Die "Phönix" hat wie ein Keyboard auch Begleit-Styles, die man durch Akkordspiel auf dem Untermanual steuern kann. So. Es ist ja eine Orgel. Da möchte man den Bass ja vielleicht selbst auf dem Pedal spielen. Ich wollte also nur den Bass aus dem Style stumm schalten und den Rest normal laufen lassen. Welch kühner Gedanke! Welch abwegige Programmierungs-Idee! Bei meinem Yamaha CVP drücke ich auf "Mixer", sehe "Bass" und drücke "Mute". Fertig. Bei der Phönix wusste ich gar nicht, was ich überhaupt drücken sollte, um in die Nähe eines Menüs zu kommen, das mit den Lautstärke-Regelungen der Instrumente des Begleit-Styles zu tun hat! Ich habe im Laufe der Zeit dutzende Keyboards und Orgeln problemlos bedient, sogar ein eigenes Tonstudio mit all der komplexen Technik ans Laufen gekriegt, aber für die Bedienung von WERSI-Instrumenten bin ich anscheinend zu doof. Und schon wieder im Bedienungsanleitungsordner suchen? Nee, ich hatte an dem Abend auch noch was anderes vor. Falls jemand glaubt, ich hätte mir das alles nur ausgedacht: ich hab einen Zeugen. Den Besitzer.

Dies ist übrigens die zweite Version meines Testberichtes. Die erste war deutlich länger, weil ich alle Fehler, die ich in den offiziellen WERSI-Foren gefunden hatte, gesammelt und hier aufgelistet hatte.
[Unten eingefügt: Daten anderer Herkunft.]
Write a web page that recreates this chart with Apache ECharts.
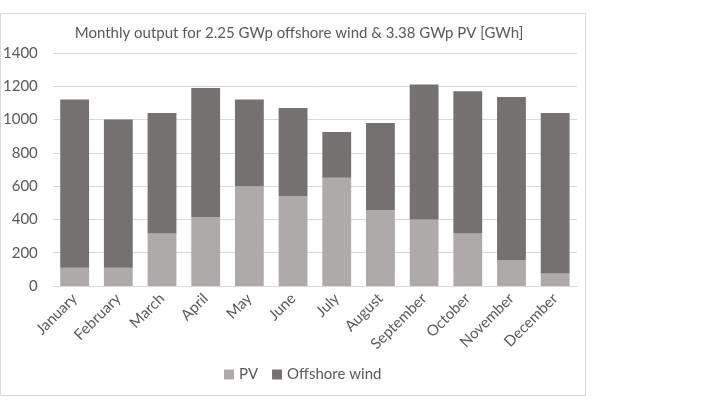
<!DOCTYPE html>
<html><head><meta charset="utf-8">
<script src="https://cdn.jsdelivr.net/npm/echarts@6/dist/echarts.min.js"></script>
<style>html,body{margin:0;padding:0;background:#fff}#c{width:727px;height:409px}</style>
</head><body><div id="c"></div>
<script>
const months = ['January','February','March','April','May','June','July','August','September','October','November','December'];
const pv = [110, 110, 315, 415, 600, 540, 650, 455, 400, 315, 155, 75];
const offshoreWind = [1010, 890, 725, 775, 520, 530, 275, 525, 810, 855, 980, 965];
const yTicks = [0, 200, 400, 600, 800, 1000, 1200, 1400];
const titleText = 'Monthly output for 2.25 GWp offshore wind & 3.38 GWp PV [GWh]';

const FONT = 'Lato';
const TXT = '#595959';
const chart = echarts.init(document.getElementById('c'), null, {renderer: 'canvas'});
chart.setOption({
  animation: false,
  backgroundColor: '#fff',
  textStyle: {fontFamily: FONT, color: TXT},
  graphic: [{
    type: 'rect', shape: {x: 0.5, y: 13.5, width: 585, height: 382},
    style: {fill: 'none', stroke: '#d9d9d9', lineWidth: 1}, z: -1
  }],
  title: {
    text: titleText, left: 294, top: 21, textAlign: 'center',
    textStyle: {fontFamily: FONT, fontSize: 15, fontWeight: 'normal', color: TXT}
  },
  legend: {
    data: ['PV', 'Offshore wind'], bottom: 22, left: 219,
    itemWidth: 10, itemHeight: 10, itemGap: 14, icon: 'rect',
    textStyle: {fontFamily: FONT, fontSize: 15, color: TXT}
  },
  grid: {left: 52, right: 150, top: 53, bottom: 123, containLabel: false},
  xAxis: {
    type: 'category', data: months,
    axisLine: {show: true, lineStyle: {color: '#d9d9d9'}},
    axisTick: {show: false},
    axisLabel: {rotate: 45, interval: 0, fontFamily: FONT, fontSize: 15, color: TXT, margin: 10}
  },
  yAxis: {
    type: 'value', min: 0, max: 1400, interval: 200,
    axisLine: {show: false}, axisTick: {show: false},
    splitLine: {lineStyle: {color: '#d9d9d9'}},
    axisLabel: {fontFamily: FONT, fontSize: 15, color: TXT, margin: 15,
      formatter: v => yTicks.includes(v) ? String(v) : ''}
  },
  series: [
    {name: 'PV', type: 'bar', stack: 'a', data: pv, barCategoryGap: '34%',
     itemStyle: {color: '#aeaaaa'}},
    {name: 'Offshore wind', type: 'bar', stack: 'a', data: offshoreWind, barCategoryGap: '34%',
     itemStyle: {color: '#767171'}}
  ]
});
</script></body></html>
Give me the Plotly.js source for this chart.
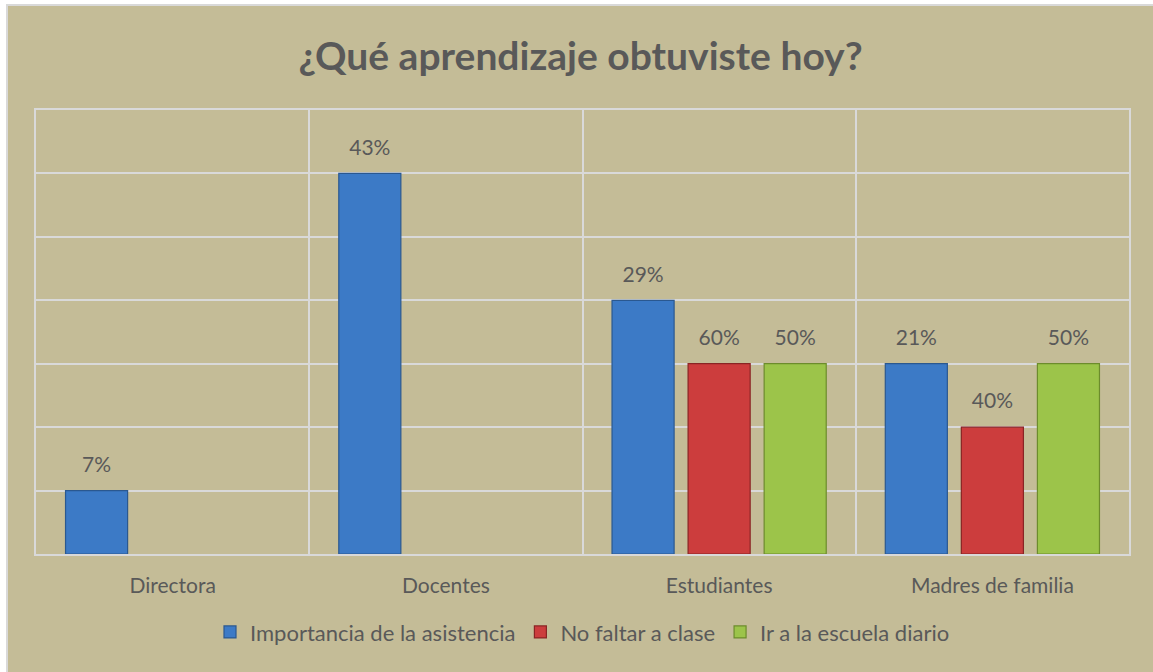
<!DOCTYPE html>
<html>
<head>
<meta charset="utf-8">
<script src="https://cdn.plot.ly/plotly-3.0.1.min.js"></script>
<style>
html,body{margin:0;padding:0;background:#ffffff;width:1153px;height:672px;overflow:hidden;}
#wrap{position:absolute;left:6px;top:4px;border-left:2px solid #D9D9D9;border-top:2px solid #D9D9D9;background:#C4BC97;}
#chart{width:1145px;height:666px;}
</style>
</head>
<body>
<div id="wrap"><div id="chart"></div></div>
<script>
var categories = ["Directora", "Docentes", "Estudiantes", "Madres de familia"];
var seriesNames = ["Importancia de la asistencia", "No faltar a clase", "Ir a la escuela diario"];
var importancia = [1, 6, 4, 3];
var importanciaLabels = ["7%", "43%", "29%", "21%"];
var noFaltar = [null, null, 3, 2];
var noFaltarLabels = ["", "", "60%", "40%"];
var irEscuela = [null, null, 3, 3];
var irEscuelaLabels = ["", "", "50%", "50%"];

var fills = ["#3C7AC6", "#CC3D3D", "#9CC44A"];
var edges = ["#2A5890", "#8A2424", "#6C8C2C"];
var values = [importancia, noFaltar, irEscuela];
var labels = [importanciaLabels, noFaltarLabels, irEscuelaLabels];
var fontFam = "Lato, 'Open Sans', sans-serif";
var txtColor = "#595959";

var traces = [];
for (var i = 0; i < 3; i++) {
  traces.push({
    type: "bar",
    name: seriesNames[i],
    x: categories,
    y: values[i],
    marker: {color: fills[i], line: {color: edges[i], width: 1.2}},
    hoverinfo: "skip"
  });
}
for (var k = 0; k < 3; k++) {
  traces.push({
    type: "scatter",
    mode: "markers+text",
    x: categories,
    y: values[k],
    text: labels[k],
    textposition: "top center",
    textfont: {family: fontFam, size: 21, color: txtColor},
    marker: {size: 20, color: "rgba(0,0,0,0)"},
    showlegend: false,
    hoverinfo: "skip",
    cliponaxis: false
  });
}

var layout = {
  width: 1145,
  height: 666,
  paper_bgcolor: "#C4BC97",
  plot_bgcolor: "rgba(0,0,0,0)",
  margin: {l: 28, r: 24, t: 104, b: 118},
  barmode: "group",
  bargap: 0.165,
  bargroupgap: 0.184,
  scattermode: "group",
  scattergap: 0.165,
  font: {family: fontFam, color: txtColor},
  title: {
    text: "<b>¿Qué aprendizaje obtuviste hoy?</b>",
    font: {family: fontFam, size: 39, color: txtColor},
    x: 0.5, xanchor: "center",
    y: 0.925, yanchor: "middle", yref: "container"
  },
  xaxis: {
    type: "category",
    tickson: "boundaries",
    showgrid: true,
    gridcolor: "#D9D9D9",
    gridwidth: 2,
    showline: true,
    mirror: true,
    linecolor: "#D9D9D9",
    linewidth: 2,
    ticks: "",
    ticklabelstandoff: 12,
    tickfont: {family: fontFam, size: 21, color: txtColor},
    fixedrange: true
  },
  yaxis: {
    range: [0, 7],
    dtick: 1,
    showgrid: true,
    gridcolor: "#D9D9D9",
    gridwidth: 2,
    zeroline: false,
    showline: true,
    mirror: true,
    linecolor: "#D9D9D9",
    linewidth: 2,
    showticklabels: false,
    ticks: "",
    fixedrange: true
  },
  legend: {
    orientation: "h",
    x: 0.5, xanchor: "center",
    y: -0.176, yanchor: "middle",
    font: {family: fontFam, size: 22, color: txtColor},
    itemwidth: 30,
    traceorder: "normal"
  },
  showlegend: true
};

Plotly.newPlot("chart", traces, layout, {displayModeBar: false, staticPlot: true});
</script>
</body>
</html>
Nachdem der erste Ärger über WERSI verraucht war, hab ich das ganze dann doch wieder gekürzt und etwas moderater formuliert. Ich will ja keinen Ärger mit den Leuten dieses namhaften deutschen Orgelherstellers. Aber die Schilderung meiner persönlichen Erfahrungen muss erlaubt sein, denn von Problemen mit den Instrumenten liest man ja auch in den offiziellen WERSI-Foren.

Dort hab ich ja nachgeschaut und festgestellt, dass ich nicht der einzige bin, der Probleme mit diesen Instrumenten hat. Auch die neueren Keyboards und Orgeln mit dem so genannten "Open Art System" (kurz OAS) sorgen anscheinend mit schöner Regelmäßigkeit für Überraschungen und Frust bei ihren Besitzern.